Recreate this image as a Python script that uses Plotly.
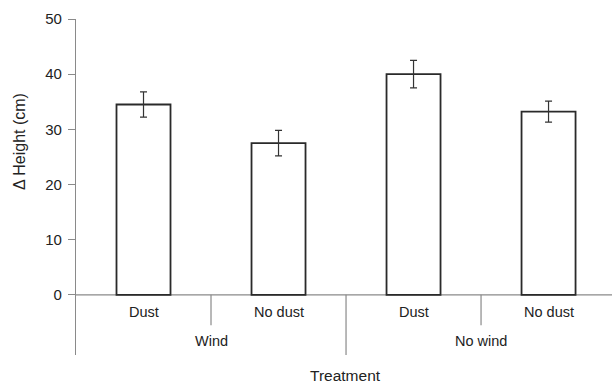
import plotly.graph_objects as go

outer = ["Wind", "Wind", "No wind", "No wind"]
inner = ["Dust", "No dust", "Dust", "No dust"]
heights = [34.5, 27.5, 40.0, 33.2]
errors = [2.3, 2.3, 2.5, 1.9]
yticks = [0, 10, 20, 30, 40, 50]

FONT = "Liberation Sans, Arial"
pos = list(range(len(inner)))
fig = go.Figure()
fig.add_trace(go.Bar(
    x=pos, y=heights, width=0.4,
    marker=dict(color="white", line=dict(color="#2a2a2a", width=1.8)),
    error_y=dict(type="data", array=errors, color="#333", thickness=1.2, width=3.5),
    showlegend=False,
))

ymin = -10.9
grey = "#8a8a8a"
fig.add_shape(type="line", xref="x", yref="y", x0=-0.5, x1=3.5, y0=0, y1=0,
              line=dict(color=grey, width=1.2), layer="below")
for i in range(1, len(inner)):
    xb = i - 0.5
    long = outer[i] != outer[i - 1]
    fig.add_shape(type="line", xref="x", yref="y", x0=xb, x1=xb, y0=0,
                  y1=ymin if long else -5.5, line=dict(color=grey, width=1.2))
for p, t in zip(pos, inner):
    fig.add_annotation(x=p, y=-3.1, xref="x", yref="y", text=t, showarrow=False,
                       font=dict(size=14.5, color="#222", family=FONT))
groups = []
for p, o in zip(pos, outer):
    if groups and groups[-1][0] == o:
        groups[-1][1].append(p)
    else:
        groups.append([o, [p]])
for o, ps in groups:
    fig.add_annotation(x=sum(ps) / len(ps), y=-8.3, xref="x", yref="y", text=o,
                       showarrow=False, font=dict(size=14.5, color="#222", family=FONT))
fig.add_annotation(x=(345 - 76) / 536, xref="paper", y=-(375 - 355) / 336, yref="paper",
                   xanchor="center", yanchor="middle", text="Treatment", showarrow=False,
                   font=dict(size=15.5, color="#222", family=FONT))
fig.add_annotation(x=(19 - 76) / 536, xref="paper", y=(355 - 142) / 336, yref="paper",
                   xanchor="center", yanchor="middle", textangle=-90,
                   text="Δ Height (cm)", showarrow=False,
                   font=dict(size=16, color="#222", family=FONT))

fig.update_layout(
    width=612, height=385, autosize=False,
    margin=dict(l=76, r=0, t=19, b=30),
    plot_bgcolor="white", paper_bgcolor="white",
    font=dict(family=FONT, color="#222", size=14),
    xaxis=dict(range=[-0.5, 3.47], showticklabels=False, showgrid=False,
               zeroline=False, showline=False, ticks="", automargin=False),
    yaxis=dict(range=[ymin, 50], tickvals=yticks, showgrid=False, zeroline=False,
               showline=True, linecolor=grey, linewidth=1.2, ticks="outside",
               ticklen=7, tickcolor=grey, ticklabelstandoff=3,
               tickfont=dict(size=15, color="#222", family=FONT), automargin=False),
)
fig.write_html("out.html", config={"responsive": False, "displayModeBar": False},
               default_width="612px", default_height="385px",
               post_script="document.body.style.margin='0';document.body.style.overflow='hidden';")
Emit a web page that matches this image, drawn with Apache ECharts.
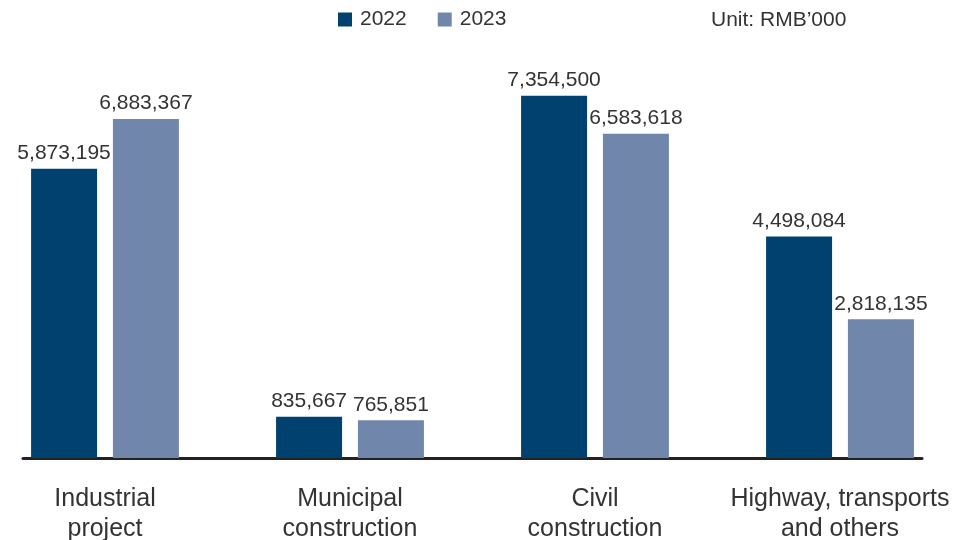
________________
Exercise requirements => Please reproduce the listing exactly from its opening line through the line that contains "yticks = [0, 10, 20, 30, 40, 50]", both included, with all pictures omitted.

Answer to the task =>
Recreate this image as a Python script that uses Plotly.
import plotly.graph_objects as go

outer = ["Wind", "Wind", "No wind", "No wind"]
inner = ["Dust", "No dust", "Dust", "No dust"]
heights = [34.5, 27.5, 40.0, 33.2]
errors = [2.3, 2.3, 2.5, 1.9]
yticks = [0, 10, 20, 30, 40, 50]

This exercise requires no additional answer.